Archbishop Leo Cushley of St Andrews & Edinburgh said that Bishop Mone had always ‘distinguished himself as someone who has been close to the sick and the poor, especially to the young handicapped people traveling to Lourdes.’
“He also showed himself to be a loving and a wise pastor, and a good and holy priest,” he continued. “Bishop Mone was a pleasure to get to know, to listen to, he was also an exemplarily prayerful man and it was always a pleasure to meet him and to work with him. He goes, after a lengthy and slow illness, to a rich reward and I think many of the people of Glasgow and of Paisley will today feel deep gratitude for the ministry of Bishop John Mone. May he rest in peace.”
Bishop Stephen Robson of Dunkeld said: “Bishop John Mone. A truly good man gone to God. Courteous, unassuming, kind—a true shepherd!”
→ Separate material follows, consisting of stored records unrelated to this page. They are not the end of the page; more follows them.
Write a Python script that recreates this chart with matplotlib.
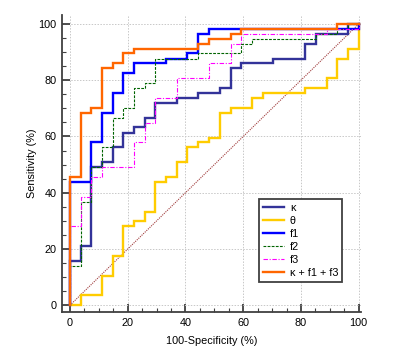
import numpy as np
import matplotlib
matplotlib.use('Agg')
import matplotlib.pyplot as plt

# ROC corner points, 100-specificity (%) and sensitivity (%)
kappa_fpr = [0, 3.7, 7.4, 11.1, 14.8, 18.5, 22.2, 25.9, 29.6, 37.0, 44.4, 51.9, 55.6, 59.3, 70.4, 81.5, 85.2, 96.3, 100]
kappa_tpr = [15.8, 21.1, 49.1, 50.9, 56.1, 61.4, 63.2, 66.7, 71.9, 73.7, 75.4, 77.2, 84.2, 86.0, 87.7, 93.0, 96.5, 100, 100]

theta_fpr = [0, 3.7, 11.1, 14.8, 18.5, 22.2, 25.9, 29.6, 33.3, 37.0, 40.7, 44.4, 48.1, 51.9, 55.6, 63.0, 66.7, 81.5, 88.9, 92.6, 96.3, 100]
theta_tpr = [0, 3.5, 10.5, 17.5, 28.1, 29.8, 33.3, 43.9, 45.6, 50.9, 56.1, 57.9, 59.6, 68.4, 70.2, 73.7, 75.4, 77.2, 80.7, 87.7, 91.2, 100]

f1_fpr = [0, 7.4, 11.1, 14.8, 18.5, 22.2, 33.3, 40.7, 44.4, 48.1, 100]
f1_tpr = [43.9, 57.9, 68.4, 75.4, 82.5, 86.0, 87.7, 89.5, 96.5, 98.2, 100]

f2_fpr = [0, 3.7, 7.4, 11.1, 14.8, 18.5, 22.2, 25.9, 29.6, 44.4, 59.3, 63.0, 85.2, 92.6, 96.3, 100]
f2_tpr = [14.0, 36.8, 49.1, 56.1, 66.7, 70.2, 77.2, 78.9, 87.7, 89.5, 93.0, 94.7, 96.5, 98.2, 100, 100]

f3_fpr = [0, 3.7, 7.4, 11.1, 22.2, 25.9, 29.6, 37.0, 48.1, 55.6, 59.3, 88.9, 100]
f3_tpr = [28.1, 38.6, 45.6, 49.1, 57.9, 64.9, 73.7, 80.7, 86.0, 92.9, 96.5, 98.2, 100]

combo_fpr = [0, 3.7, 7.4, 11.1, 14.8, 18.5, 22.2, 44.4, 48.1, 55.6, 59.3, 92.6, 100]
combo_tpr = [45.6, 68.4, 70.2, 84.2, 86.0, 89.5, 91.2, 93.0, 94.7, 96.5, 98.2, 100, 100]

labels = ['\u03ba', '\u03b8', 'f1', 'f2', 'f3', '\u03ba + f1 + f3']

plt.rcParams['font.family'] = ['Liberation Sans', 'DejaVu Sans']

fig = plt.figure(figsize=(4, 3.56), dpi=100)
ax = fig.add_axes([0.155, 0.1236, 0.7475, 0.8344])

# chance line
ax.plot([0, 100], [0, 100], color='#a03c3c', lw=0.8, ls=(0, (1, 1)), zorder=2)


def roc(fpr, tpr, **kw):
    x = [0] + list(fpr)
    y = [0] + list(tpr)
    ax.plot(x, y, drawstyle='steps-post', solid_joinstyle='miter', **kw)


roc(kappa_fpr, kappa_tpr, color='#333399', lw=1.7, label=labels[0], zorder=3)
roc(theta_fpr, theta_tpr, color='#ffcc00', lw=1.7, label=labels[1], zorder=3)
roc(f1_fpr, f1_tpr, color='#0000ff', lw=1.7, label=labels[2], zorder=3)
roc(f2_fpr, f2_tpr, color='#006400', lw=0.8, ls=(0, (2.5, 1.2)), label=labels[3], zorder=3)
roc(f3_fpr, f3_tpr, color='#ff00ff', lw=0.8, ls=(0, (4, 1.5, 1, 1.5)), label=labels[4], zorder=3)
roc(combo_fpr, combo_tpr, color='#ff6600', lw=1.7, label=labels[5], zorder=4)

ax.set_xlim(-2.77, 100.8)
ax.set_ylim(-2.4, 103.2)
ax.set_xticks(np.arange(0, 101, 20))
ax.set_yticks(np.arange(0, 101, 20))
ax.set_xticks(np.arange(0, 101, 5), minor=True)
ax.set_yticks(np.arange(0, 101, 5), minor=True)
ax.grid(True, which='major', color='#c8c8c8', ls=(0, (1.5, 1.5)), lw=0.7)

for s in ['top', 'right']:
    ax.spines[s].set_visible(False)
for s in ['left', 'bottom']:
    ax.spines[s].set_color('#404040')
    ax.spines[s].set_linewidth(1.3)

ax.tick_params(which='major', direction='in', length=5.5, width=1.3, color='#404040',
               labelsize=7.8, pad=4)
ax.tick_params(which='minor', direction='in', length=3, width=0.8, color='#404040')

ax.set_xlabel('100-Specificity (%)', fontsize=7.8, labelpad=6)
ax.set_ylabel('Sensitivity (%)', fontsize=7.8, labelpad=1)

leg = ax.legend(loc='upper left', bbox_to_anchor=(259 / 400, 1 - 199 / 356),
                bbox_transform=fig.transFigure, fontsize=7.8, frameon=True,
                fancybox=False, handlelength=2.0, handletextpad=0.5,
                labelspacing=0.28, borderpad=0.35, borderaxespad=0)
leg.get_frame().set_edgecolor('#404040')
leg.get_frame().set_linewidth(1.3)
leg.get_frame().set_alpha(1)

fig.savefig('out.png', dpi=100)
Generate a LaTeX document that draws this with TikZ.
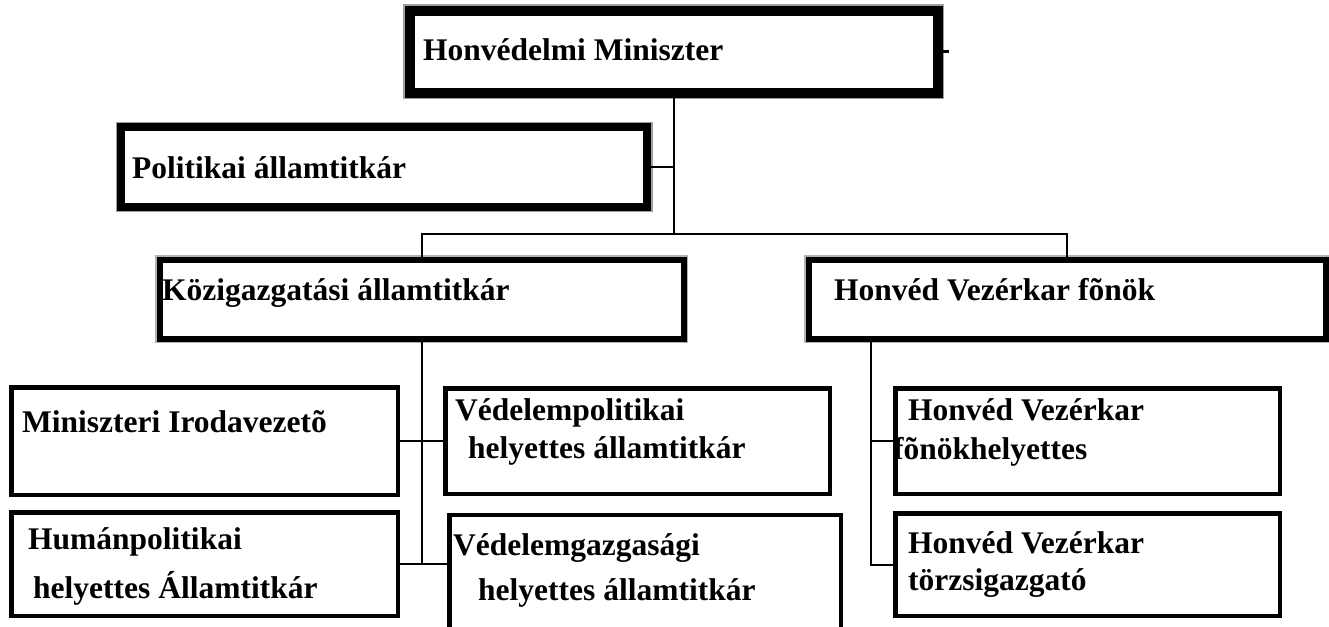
\documentclass[tikz,border=0pt]{standalone}
\usepackage{fontspec}
\setmainfont{Liberation Serif}
\begin{document}
\begin{tikzpicture}[x=1pt,y=-1pt,
  topbox/.style={draw=black, fill=white, inner sep=0pt, line width=10pt, preaction={draw=gray!75, line width=13pt}},
  polbox/.style={draw=black, fill=white, inner sep=0pt, line width=8pt, preaction={draw=gray!75, line width=11pt}},
  midbox/.style={draw=black, fill=white, inner sep=0pt, line width=6pt, preaction={draw=gray!60, line width=9pt}},
  lowbox/.style={draw=black, fill=white, inner sep=0pt, line width=4.5pt},
  conn/.style={draw=black, line width=2pt},
  lbl/.style={anchor=base west, inner sep=0pt, font=\fontsize{31.5pt}{36pt}\selectfont\bfseries}
]
\useasboundingbox (0,0) rectangle (1329,626);

% boxes
\node[topbox, minimum width=528pt, minimum height=81.5pt] (top) at (673.5,51.75) {};
\node[polbox, minimum width=526pt, minimum height=79.5pt] (pol) at (384,166.75) {};
\node[midbox, minimum width=524pt, minimum height=79pt] (kozig) at (421.5,299) {};
\node[midbox, minimum width=517pt, minimum height=79pt] (hvk) at (1067,299) {};
\node[lowbox, minimum width=386.5pt, minimum height=107.5pt] (minis) at (204.5,441) {};
\node[lowbox, minimum width=386.5pt, minimum height=103.5pt] (human) at (204.5,564) {};
\node[lowbox, minimum width=384.5pt, minimum height=105.5pt] (vp) at (637.5,441) {};
\node[lowbox, minimum width=391.5pt, minimum height=124.75pt] (vg) at (645,577.6) {};
\node[lowbox, minimum width=384.5pt, minimum height=105.5pt] (hh) at (1087.5,441) {};
\node[lowbox, minimum width=384.5pt, minimum height=102.5pt] (tz) at (1087.5,564.5) {};

% connector helpers
\coordinate (bar) at (673.5,234);
\coordinate (hv) at (871,0);

% connectors
\draw[conn] (top.south) -- (bar);
\draw[conn] (pol.east) -- (pol.east -| bar);
\draw[conn] (kozig.north) |- (bar) -| (hvk.north);
\draw[conn] (kozig.south) -- (kozig.south |- human.east);
\draw[conn] (minis.east) -- (vp.west);
\draw[conn] (human.east) -- (vg.west |- human.east);
\draw[conn] (hv |- hvk.south) -- (hv |- tz.west) -- (tz.west);
\draw[conn] (hv |- hh.west) -- (hh.west);
\draw[line width=3pt] (top.east) -- ++(6,0);

% labels
\node[lbl] (ltop) at (423,60) {Honvédelmi Miniszter};
\node[lbl] (lpol) at (132,178) {Politikai államtitkár};
\node[lbl] (lkoz) at (162,300) {Közigazgatási államtitkár};
\node[lbl] (lhvk) at (834,300) {Honvéd Vezérkar fõnök};
\node[lbl] (lmin) at (22,432) {Miniszteri Irodavezetõ};
\node[lbl] (lhum1) at (28,549) {Humánpolitikai};
\node[lbl] (lhum2) at (33,598) {helyettes Államtitkár};
\node[lbl] (lvp1) at (455,420) {Védelempolitikai};
\node[lbl] (lvp2) at (468,458) {helyettes államtitkár};
\node[lbl] (lvg1) at (453,555) {Védelemgazgasági};
\node[lbl] (lvg2) at (478,600) {helyettes államtitkár};
\node[lbl] (lhh1) at (908,420) {Honvéd Vezérkar};
\node[lbl] (lhh2) at (893,459) {fõnökhelyettes};
\node[lbl] (ltz1) at (908,553) {Honvéd Vezérkar};
\node[lbl] (ltz2) at (908,590) {törzsigazgató};
\end{tikzpicture}
\end{document}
Bishop Joseph Toal of Motherwell said he would ‘remember Bishop John for his goodness and joy as a priest and bishop.’
“He seemed to be able to bring a wise fatherly understanding to whatever needed to be done,” he said. “As the president of SCIAF, I have been reminded today of his fine contribution to its work during his time as president. So it is good to be reminded of his deep compassion for the poor both abroad and here in Scotland. He is well remembered in Motherwell also for his leadership of the St Vincent de Paul Society and the Pioneers Association.”
Alistair Dutton, SCIAF’s director, said the charity would ‘remember Bishop Mone with great fondness and gratitude for everything he did.’
“He was a fabulous man who always delighted in, and was proud of, this essential work of the Church, and worked tirelessly to make SCIAF the organisation it is today,” he said. “He was one of our earliest guardians, appointed chairman of the board of directors in 1974, and then bishop president and treasurer in 1985. Over many years, he travelled extensively to see the Church’s transformative work and stand in solidarity with the poor and oppressed in countries such as Sudan, India and El Salvador. He remained proud of SCIAF throughout his life and was eager to support our work in any way he could. We pray for the repose of his soul, confident that he is in a better place. May he rest in peace.”
The love and affection Catholics across Scotland held for Bishop Mone was shown by the overwhelming response to the news of his death on Facebook, with hundreds of people commenting on his ‘kindness,’ his ‘humblenesss,’ and his ‘goodness.’ The mood was summed up by Maria Scott who said: “A beautiful soul, heart and smile. We will not forget him. Rest in the peace and mercy of the Sacred Heart of Jesus, Bishop John.”